Astrid Guillaume désigne la condition des animaux qui vivent « à la lisière » : ni domestiques, ni pleinement sauvages, mais en interaction constante avec nos sociétés. Elle souligne que leur invisibilisation dans la langue et les représentations traduit notre malaise à reconnaître leur place. Les prendre en compte oblige à dépasser la simple dichotomie « animal domestique/animal sauvage » et à penser les zones grises de notre responsabilité.

Les animaux souverains

La troisième catégorie concerne les animaux sauvages vivant dans des habitats préservés, plus ou moins indépendants de nos sociétés. Pour Donaldson et Kymlicka, ils doivent être considérés comme des « souverains » : des peuples non humains qui disposent d’une autonomie politique et territoriale. Notre responsabilité n’est pas de les intégrer à nos institutions, mais de respecter leur souveraineté, c’est-à-dire de ne pas envahir leurs territoires ni perturber leur organisation sociale.

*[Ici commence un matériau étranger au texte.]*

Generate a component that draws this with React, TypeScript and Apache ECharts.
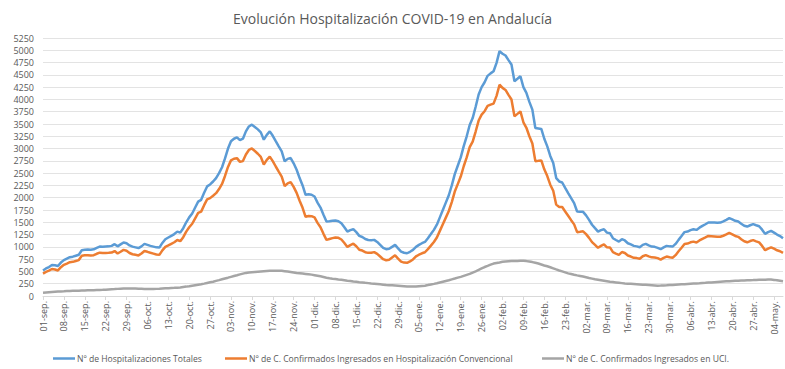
import React, { useEffect, useRef } from "react";
import * as echarts from "echarts";

const TITLE = "Evolución Hospitalización COVID-19 en Andalucía";
const MONTHS = ["sep", "oct", "nov", "dic", "ene", "feb", "mar", "abr", "may"];
const MONTH_DAYS_SHOWN = [30, 31, 30, 31, 31, 28, 31, 30, 7];
const SERIES_NAMES = [
  "Nº de Hospitalizaciones Totales",
  "Nº de C. Confirmados Ingresados en Hospitalización Convencional",
  "Nº de C. Confirmados Ingresados en UCI.",
];
const COLORS = ["#5B9BD5", "#ED7D31", "#A5A5A5"];

const totales = [
  520, 560, 590, 630, 625, 610, 680, 730, 760, 790,
  800, 820, 840, 930, 940, 945, 940, 950, 980, 1005,
  1000, 1005, 1010, 1020, 1055, 1010, 1050, 1090, 1075, 1030,
  1005, 990, 975, 1010, 1060, 1040, 1020, 1005, 990, 985,
  1080, 1155, 1190, 1225, 1260, 1310, 1290, 1380, 1500, 1600,
  1680, 1800, 1920, 1957, 2100, 2230, 2270, 2330, 2400, 2500,
  2620, 2800, 3000, 3150, 3200, 3228, 3170, 3200, 3350, 3450,
  3487, 3440, 3390, 3330, 3181, 3280, 3350, 3260, 3150, 3045,
  2943, 2739, 2790, 2807, 2700, 2569, 2400, 2250, 2059, 2070,
  2060, 2025, 1900, 1800, 1652, 1515, 1520, 1530, 1535, 1520,
  1480, 1400, 1311, 1340, 1359, 1300, 1223, 1200, 1160, 1140,
  1135, 1142, 1100, 1040, 980, 952, 960, 1000, 1040, 970,
  904, 880, 870, 900, 938, 1000, 1040, 1074, 1100, 1176,
  1260, 1346, 1450, 1600, 1750, 1900, 2050, 2250, 2480, 2650,
  2820, 3050, 3250, 3480, 3620, 3850, 4100, 4250, 4350, 4480,
  4530, 4574, 4745, 4982, 4930, 4894, 4800, 4710, 4370, 4420,
  4472, 4250, 4133, 3950, 3793, 3419, 3410, 3400, 3200, 3045,
  2850, 2705, 2400, 2331, 2310, 2200, 2093, 1990, 1890, 1719,
  1715, 1712, 1640, 1550, 1450, 1380, 1311, 1340, 1359, 1290,
  1278, 1176, 1140, 1107, 1156, 1130, 1074, 1050, 1020, 1010,
  992, 1040, 1060, 1030, 1005, 1000, 980, 952, 990, 1020,
  1010, 1005, 1060, 1142, 1220, 1300, 1311, 1340, 1359, 1345,
  1390, 1427, 1460, 1495, 1495, 1495, 1490, 1495, 1520, 1550,
  1584, 1560, 1530, 1515, 1470, 1430, 1413, 1440, 1462, 1440,
  1420, 1350, 1264, 1300, 1325, 1290, 1250, 1220, 1176,
];

const convencional = [
  455, 490, 515, 550, 540, 520, 587, 634, 660, 688,
  695, 713, 731, 819, 827, 830, 823, 831, 859, 882,
  875, 877, 878, 884, 915, 865, 900, 938, 921, 875,
  850, 838, 826, 864, 917, 899, 880, 863, 845, 837,
  928, 999, 1030, 1062, 1094, 1140, 1115, 1197, 1309, 1400,
  1470, 1580, 1690, 1717, 1848, 1965, 1992, 2040, 2093, 2177,
  2280, 2443, 2627, 2760, 2793, 2805, 2730, 2745, 2880, 2972,
  3002, 2950, 2895, 2830, 2676, 2770, 2837, 2745, 2635, 2532,
  2431, 2234, 2293, 2319, 2221, 2099, 1937, 1794, 1610, 1628,
  1625, 1601, 1488, 1400, 1265, 1142, 1160, 1178, 1190, 1183,
  1150, 1079, 999, 1036, 1064, 1012, 942, 925, 892, 878,
  880, 893, 857, 803, 749, 727, 739, 783, 827, 761,
  699, 680, 675, 705, 743, 805, 840, 869, 890, 954,
  1025, 1099, 1190, 1325, 1460, 1595, 1730, 1912, 2125, 2277,
  2430, 2640, 2820, 3030, 3143, 3347, 3570, 3690, 3760, 3867,
  3893, 3914, 4073, 4299, 4235, 4193, 4093, 3998, 3657, 3706,
  3757, 3535, 3423, 3250, 3103, 2744, 2750, 2759, 2578, 2441,
  2265, 2142, 1859, 1811, 1810, 1720, 1633, 1543, 1457, 1299,
  1307, 1317, 1259, 1183, 1096, 1040, 981, 1020, 1049, 990,
  988, 893, 864, 838, 894, 875, 823, 803, 777, 771,
  757, 809, 833, 807, 786, 785, 770, 740, 775, 802,
  788, 780, 831, 909, 983, 1060, 1067, 1092, 1107, 1090,
  1131, 1163, 1192, 1222, 1218, 1213, 1204, 1205, 1226, 1252,
  1283, 1255, 1222, 1204, 1156, 1113, 1093, 1118, 1138, 1113,
  1091, 1019, 931, 965, 991, 962, 930, 910, 876,
];

const uci = [
  65, 70, 75, 80, 85, 90, 93, 96, 100, 102,
  105, 107, 109, 111, 113, 115, 117, 119, 121, 123,
  125, 128, 132, 136, 140, 145, 150, 152, 154, 155,
  155, 152, 149, 146, 143, 141, 140, 142, 145, 148,
  152, 156, 160, 163, 166, 170, 175, 183, 191, 200,
  210, 220, 230, 240, 252, 265, 278, 290, 307, 323,
  340, 357, 373, 390, 407, 423, 440, 455, 470, 478,
  485, 490, 495, 500, 505, 510, 513, 515, 515, 513,
  512, 505, 497, 488, 479, 470, 463, 456, 449, 442,
  435, 424, 412, 400, 387, 373, 360, 352, 345, 337,
  330, 321, 312, 304, 295, 288, 281, 275, 268, 262,
  255, 249, 243, 237, 231, 225, 221, 217, 213, 209,
  205, 200, 195, 195, 195, 195, 200, 205, 210, 222,
  235, 247, 260, 275, 290, 305, 320, 338, 355, 373,
  390, 410, 430, 450, 477, 503, 530, 560, 590, 613,
  637, 660, 672, 683, 695, 701, 707, 712, 713, 714,
  715, 715, 710, 700, 690, 675, 660, 641, 622, 604,
  585, 563, 541, 520, 500, 480, 460, 447, 433, 420,
  408, 395, 381, 367, 354, 340, 330, 320, 310, 300,
  290, 283, 276, 269, 262, 255, 251, 247, 243, 239,
  235, 231, 227, 223, 219, 215, 210, 212, 215, 218,
  222, 225, 229, 233, 237, 240, 244, 248, 252, 255,
  259, 264, 268, 273, 277, 282, 286, 290, 294, 298,
  301, 305, 308, 311, 314, 317, 320, 322, 324, 327,
  329, 331, 333, 335, 334, 328, 320, 310, 300,
];

const Y_MAX = 5250;
const Y_STEP = 250;

const categories: string[] = [];
MONTHS.forEach((m, i) => {
  for (let d = 1; d <= MONTH_DAYS_SHOWN[i]; d++) {
    categories.push(`${String(d).padStart(2, "0")}-${m}.`);
  }
});

const FONT = "'Open Sans', sans-serif";
const LEGEND_LEFTS = [53, 225, 542];

export default function App() {
  const ref = useRef<HTMLDivElement>(null);
  useEffect(() => {
    document.body.style.margin = "0";
    if (!ref.current) return;
    const chart = echarts.init(ref.current, undefined, { renderer: "svg" });
    const seriesData = [totales, convencional, uci];
    chart.setOption({
      animation: false,
      backgroundColor: "#ffffff",
      textStyle: { fontFamily: FONT },
      title: {
        text: TITLE,
        left: "center",
        top: 6,
        textStyle: { fontFamily: FONT, fontSize: 14, fontWeight: "normal", color: "#595959" },
      },
      legend: SERIES_NAMES.map((name, i) => ({
        data: [name],
        left: LEGEND_LEFTS[i],
        top: 354,
        padding: 0,
        icon: "rect",
        itemWidth: 22,
        itemHeight: 2.5,
        textStyle: { fontFamily: FONT, fontSize: 8.6, color: "#595959", padding: [0, 0, 0, -3] },
      })),
      grid: { left: 43, right: 2, top: 38, bottom: 73, containLabel: false },
      xAxis: {
        type: "category",
        data: categories,
        boundaryGap: false,
        axisLine: { lineStyle: { color: "#d9d9d9" } },
        axisTick: { interval: 6, length: 4, lineStyle: { color: "#d9d9d9" } },
        axisLabel: {
          interval: 6,
          rotate: 90,
          fontSize: 9,
          color: "#595959",
          fontFamily: FONT,
          margin: 5,
        },
        splitLine: { show: false },
      },
      yAxis: {
        type: "value",
        min: 0,
        max: Y_MAX,
        interval: Y_STEP,
        axisLine: { show: false },
        axisTick: { show: false },
        axisLabel: {
          fontSize: 9,
          color: "#595959",
          fontFamily: FONT,
          margin: 9,
          formatter: (v: number) => String(v),
        },
        splitLine: { lineStyle: { color: "#e3e3e3", width: 1 } },
      },
      series: SERIES_NAMES.map((name, i) => ({
        name,
        type: "line",
        data: seriesData[i],
        showSymbol: false,
        symbol: "none",
        lineStyle: { width: 2.5, color: COLORS[i] },
        itemStyle: { color: COLORS[i] },
        z: 3 - i,
      })),
    });
    return () => chart.dispose();
  }, []);
  return (
    <div
      ref={ref}
      style={{ position: "absolute", left: 0, top: 0, width: 785, height: 369 }}
    />
  );
}
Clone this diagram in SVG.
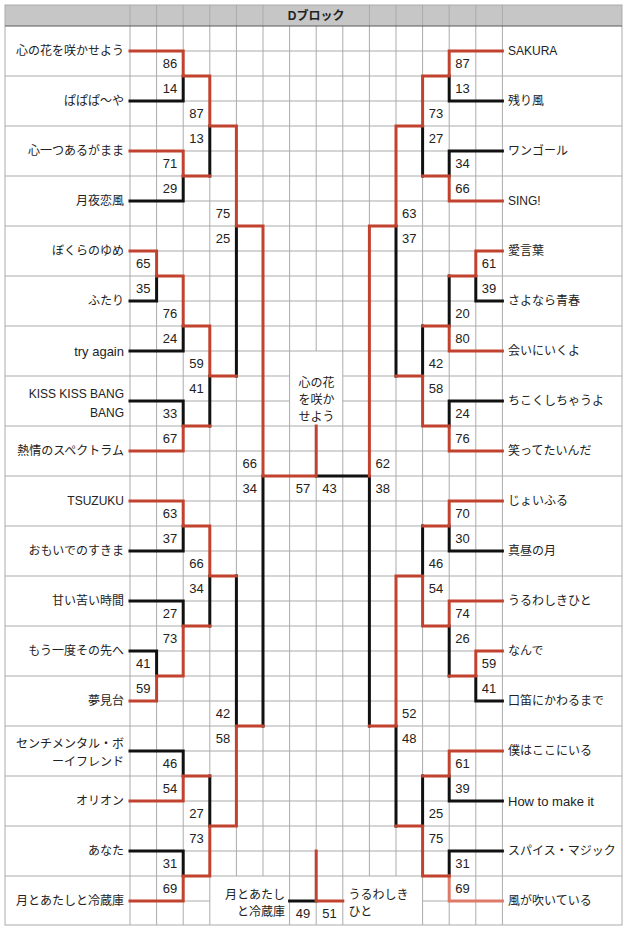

Cela implique une révision profonde des pratiques actuelles de chasse et de gestion cynégétique. Protéger les animaux souverains suppose non seulement d’interdire les pratiques cruelles ou non sélectives, mais aussi de restaurer des habitats et de limiter notre emprise.

Vers une redéfinition des responsabilités

Au fond, la typologie proposée par Zoopolis et enrichie par la réflexion juridique francophone vise à nous responsabiliser selon la nature de nos liens avec les animaux. Nous ne pouvons pas exiger la même chose de nous-mêmes vis-à-vis d’un chien de compagnie, d’un pigeon des villes ou d’un grand cerf. Mais nous ne pouvons pas non plus prétendre que certains animaux n’ont aucun droit. Les droits universels fixent un socle, et les droits relationnels adaptent nos devoirs. Les animaux peuvent être membres, résidents ou voisins de notre communauté politique : reconnaître cette pluralité, c’est ouvrir la voie à une coexistence plus juste, où chaque individu trouve sa place.